*To do*
Your task is to retype, word for word, the lines from the start of the data through the line holding "us = [11.4, 8.9, 4.8, 2.6]". Do not include the pictures.

*Source material*
====
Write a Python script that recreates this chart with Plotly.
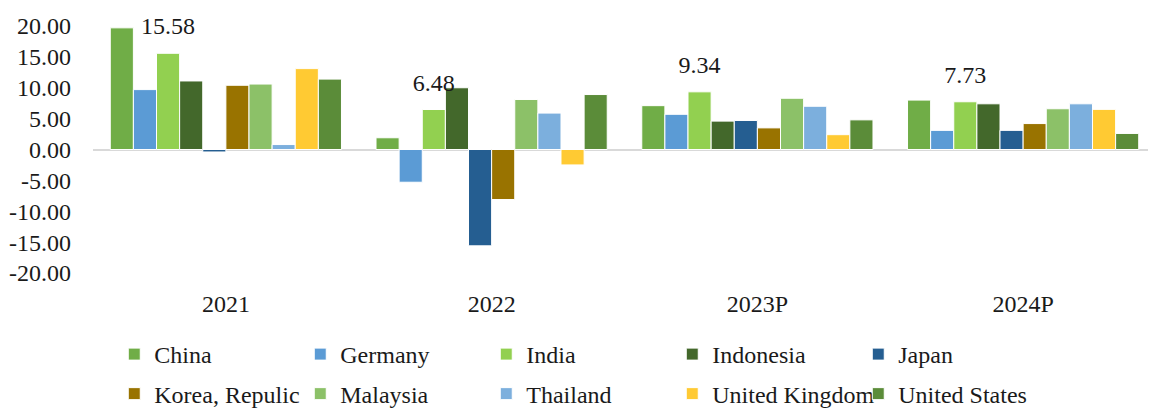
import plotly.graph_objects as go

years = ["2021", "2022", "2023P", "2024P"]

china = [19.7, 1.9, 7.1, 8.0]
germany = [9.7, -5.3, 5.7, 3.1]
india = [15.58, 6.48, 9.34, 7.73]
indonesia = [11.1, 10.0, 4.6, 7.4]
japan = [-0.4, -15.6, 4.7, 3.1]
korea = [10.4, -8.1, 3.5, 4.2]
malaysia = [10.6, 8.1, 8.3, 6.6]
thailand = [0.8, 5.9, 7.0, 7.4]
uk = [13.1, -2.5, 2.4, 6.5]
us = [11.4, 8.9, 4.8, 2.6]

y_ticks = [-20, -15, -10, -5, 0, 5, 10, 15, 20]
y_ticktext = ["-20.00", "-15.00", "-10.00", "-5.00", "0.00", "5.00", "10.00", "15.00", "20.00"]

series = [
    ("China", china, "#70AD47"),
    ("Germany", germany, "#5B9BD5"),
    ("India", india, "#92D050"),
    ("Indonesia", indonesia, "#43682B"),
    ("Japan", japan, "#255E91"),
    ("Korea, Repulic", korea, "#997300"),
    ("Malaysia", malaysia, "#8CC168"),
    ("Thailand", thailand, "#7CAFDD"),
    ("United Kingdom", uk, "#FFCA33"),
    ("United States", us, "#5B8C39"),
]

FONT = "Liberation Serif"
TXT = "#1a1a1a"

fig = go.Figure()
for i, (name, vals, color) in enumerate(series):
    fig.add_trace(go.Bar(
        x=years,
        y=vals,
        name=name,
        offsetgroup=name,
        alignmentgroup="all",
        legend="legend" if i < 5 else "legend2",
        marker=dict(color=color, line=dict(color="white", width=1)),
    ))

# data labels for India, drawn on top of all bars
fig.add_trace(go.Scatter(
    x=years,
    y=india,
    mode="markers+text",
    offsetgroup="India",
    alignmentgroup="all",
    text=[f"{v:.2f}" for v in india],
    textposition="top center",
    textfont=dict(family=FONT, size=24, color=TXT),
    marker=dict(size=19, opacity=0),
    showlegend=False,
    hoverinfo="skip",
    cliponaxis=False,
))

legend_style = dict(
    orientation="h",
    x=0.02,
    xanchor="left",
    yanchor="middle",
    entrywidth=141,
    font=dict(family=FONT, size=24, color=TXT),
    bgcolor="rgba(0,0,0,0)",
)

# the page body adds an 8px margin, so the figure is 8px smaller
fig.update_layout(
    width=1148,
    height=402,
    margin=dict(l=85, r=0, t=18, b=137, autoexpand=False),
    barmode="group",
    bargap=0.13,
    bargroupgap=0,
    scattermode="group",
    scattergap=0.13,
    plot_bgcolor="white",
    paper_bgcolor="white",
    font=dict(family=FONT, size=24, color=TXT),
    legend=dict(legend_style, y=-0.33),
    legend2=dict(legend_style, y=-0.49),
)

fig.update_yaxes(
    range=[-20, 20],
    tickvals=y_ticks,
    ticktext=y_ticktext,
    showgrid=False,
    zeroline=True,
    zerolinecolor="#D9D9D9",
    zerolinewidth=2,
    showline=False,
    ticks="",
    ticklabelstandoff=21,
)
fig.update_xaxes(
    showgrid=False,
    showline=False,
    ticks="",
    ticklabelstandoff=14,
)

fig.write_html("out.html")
====
*Written solution*
Write a Python script that recreates this chart with Plotly.
import plotly.graph_objects as go

years = ["2021", "2022", "2023P", "2024P"]

china = [19.7, 1.9, 7.1, 8.0]
germany = [9.7, -5.3, 5.7, 3.1]
india = [15.58, 6.48, 9.34, 7.73]
indonesia = [11.1, 10.0, 4.6, 7.4]
japan = [-0.4, -15.6, 4.7, 3.1]
korea = [10.4, -8.1, 3.5, 4.2]
malaysia = [10.6, 8.1, 8.3, 6.6]
thailand = [0.8, 5.9, 7.0, 7.4]
uk = [13.1, -2.5, 2.4, 6.5]
us = [11.4, 8.9, 4.8, 2.6]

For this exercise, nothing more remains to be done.